Regards croisés d’experts
Pour le sociologue Georges Ngakala, enseignant à l’Université Marien-Ngouabi, « l’enjeu principal réside moins dans la technologie que dans la capacité de la société à l’absorber ». Selon la chercheuse française Claire Dufour, spécialiste des politiques d’innovation en Afrique centrale, « la force du programme est de s’inscrire dans la durée, mais il lui faudra maintenir un équilibre délicat entre ambition nationale et standards internationaux ». Les premiers prototypes issus des hackathons nationaux, drones à usage agricole ou applications de télémédecine, offrent déjà un aperçu des retombées possibles pour la société congolaise.

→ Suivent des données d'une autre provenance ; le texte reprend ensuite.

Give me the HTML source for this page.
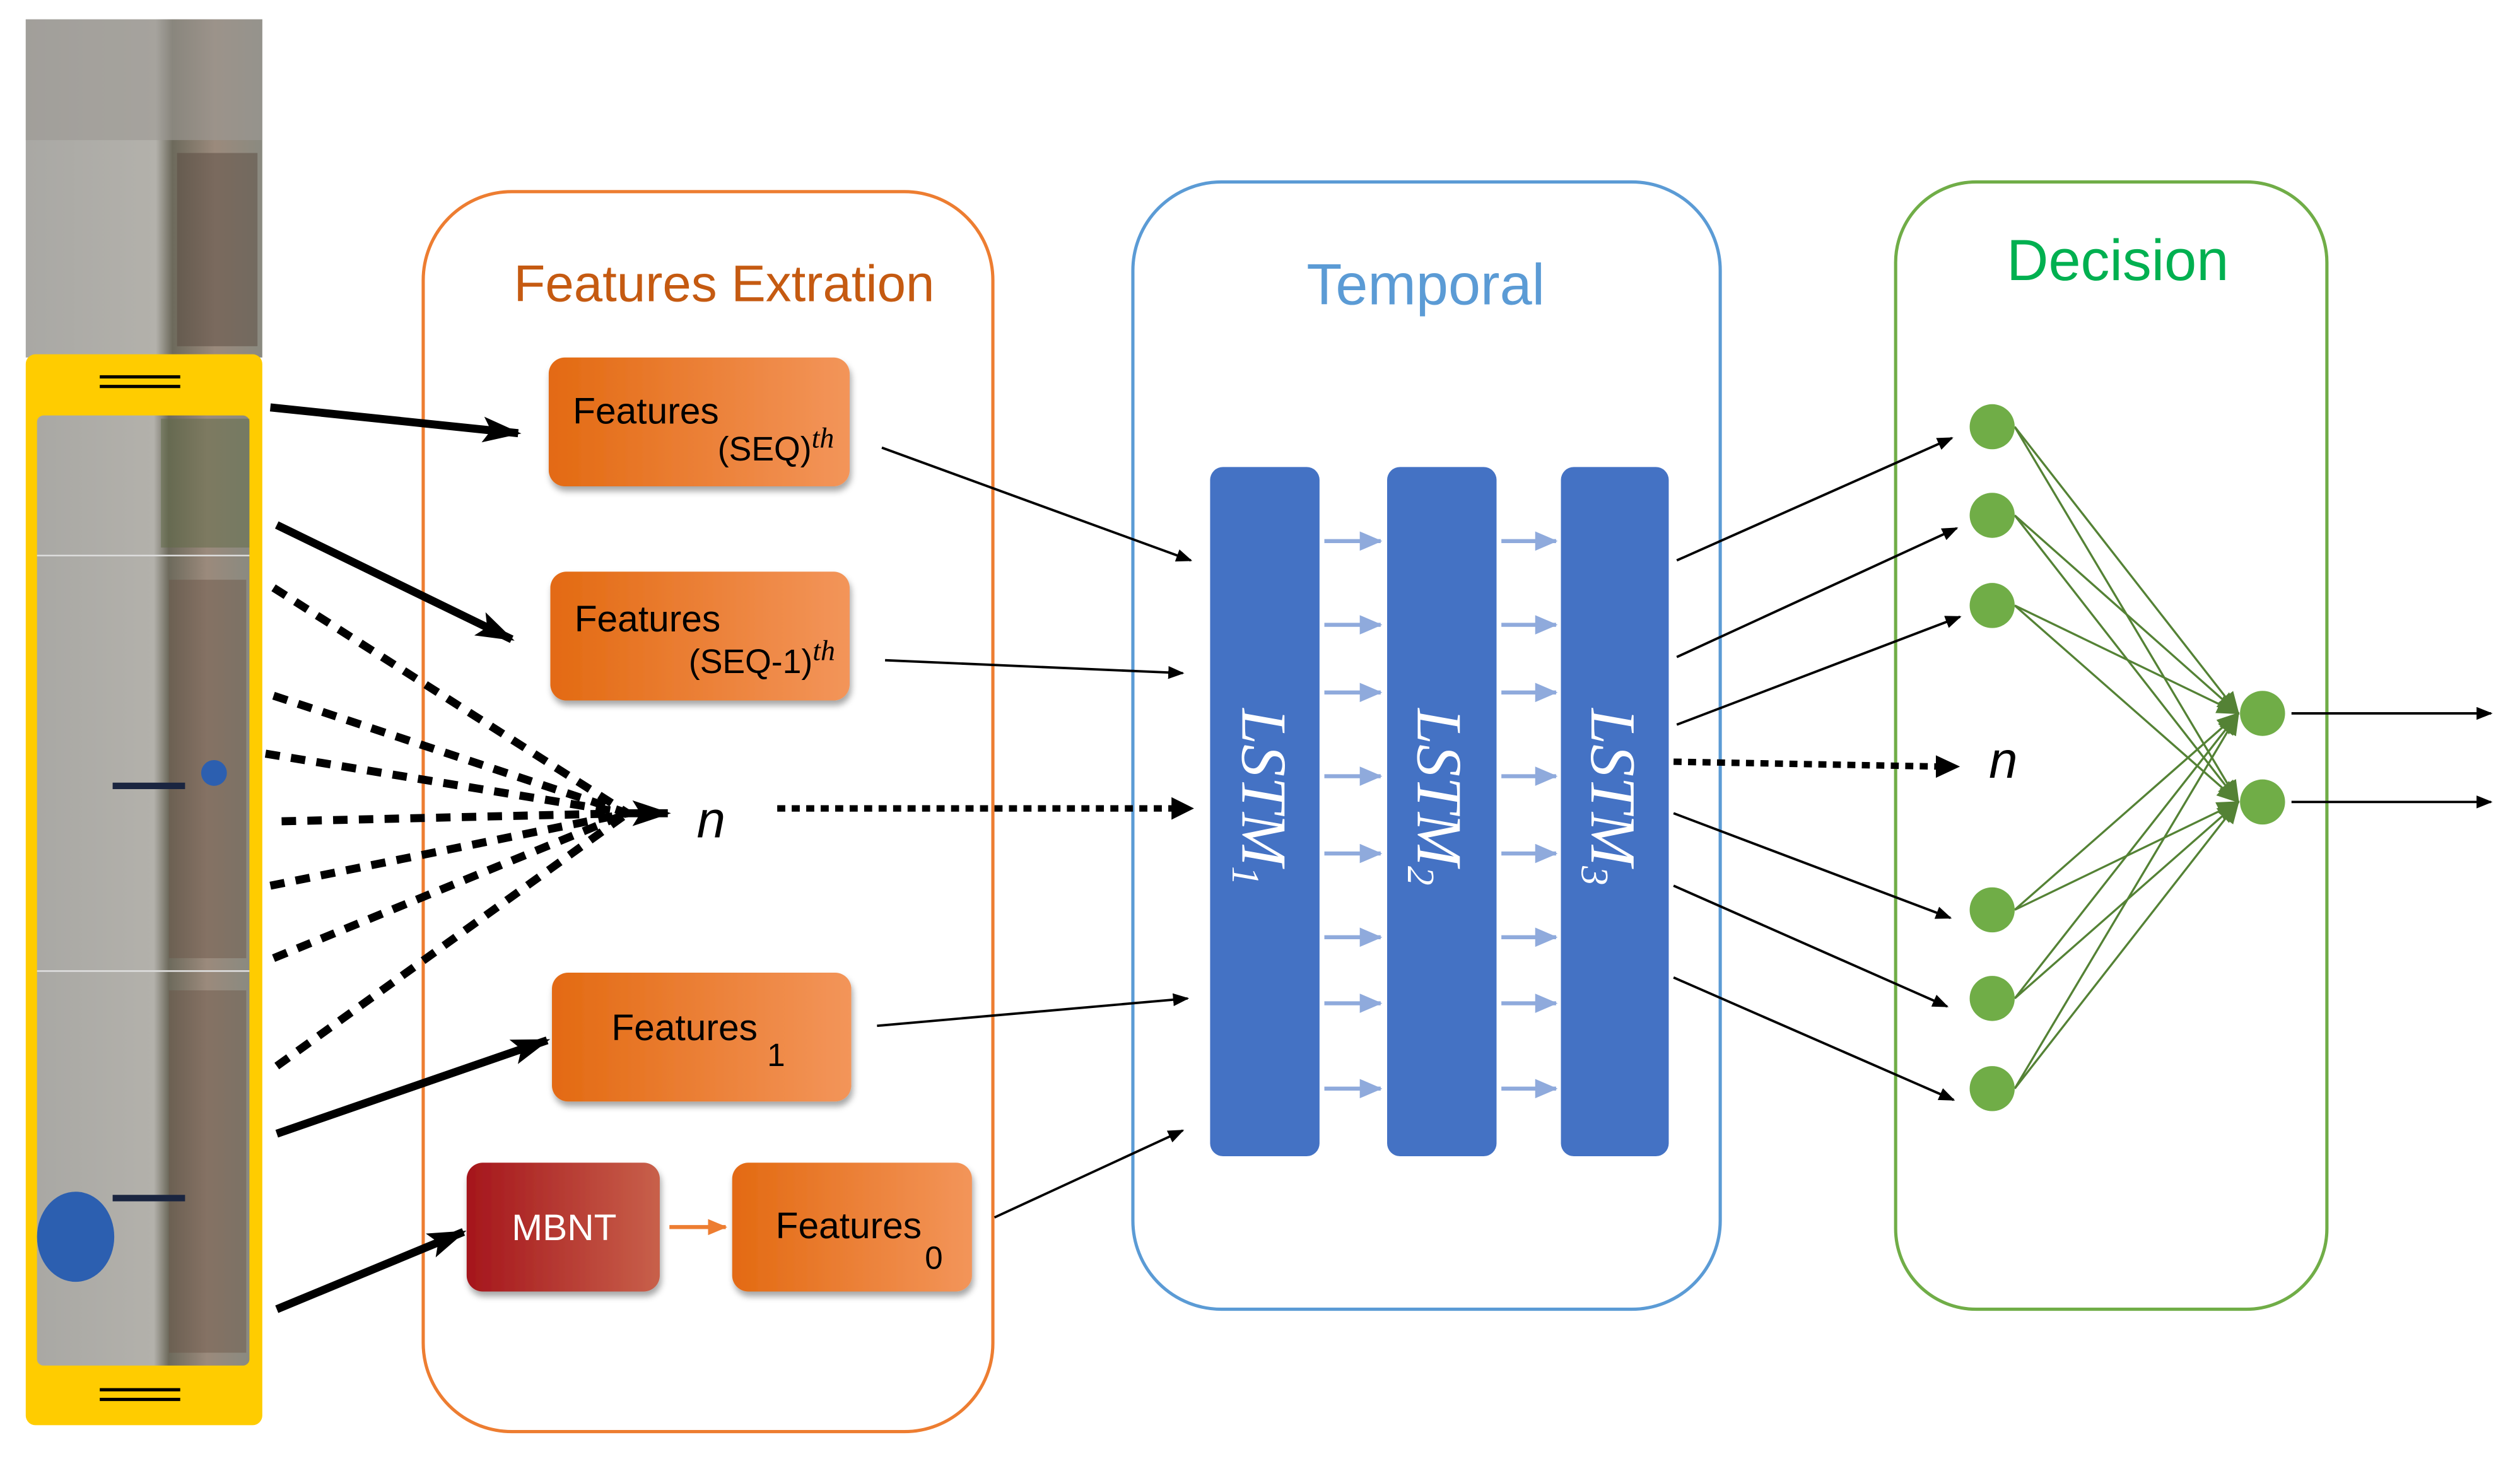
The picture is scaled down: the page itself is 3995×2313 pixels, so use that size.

Perspectives à l’horizon 2030
En inscrivant l’innovation parmi les moteurs de la croissance, le Congo montre sa volonté de rejoindre la dynamique continentale portée par l’Agenda 2063 de l’Union africaine. Si les obstacles demeurent – insuffisance énergétique, volumétrie limitée du capital-risque, volatilité des prix des matières premières –, le cadre posé par « Congo créatif 2030 » offre une boussole collective. À moyen terme, l’ambition est claire : substituer au modèle rentier une économie de la connaissance capable de créer des emplois qualifiés, d’accroître la résilience sociale et de valoriser les ressources locales. Par-delà l’effet d’annonce, c’est bien la maturité de l’écosystème et la constance des acteurs publics et privés qui feront de la Silicon Savane congolaise un projet tangible, ou une simple promesse. Les cinq prochaines années seront décisives pour transformer la vision en réalité.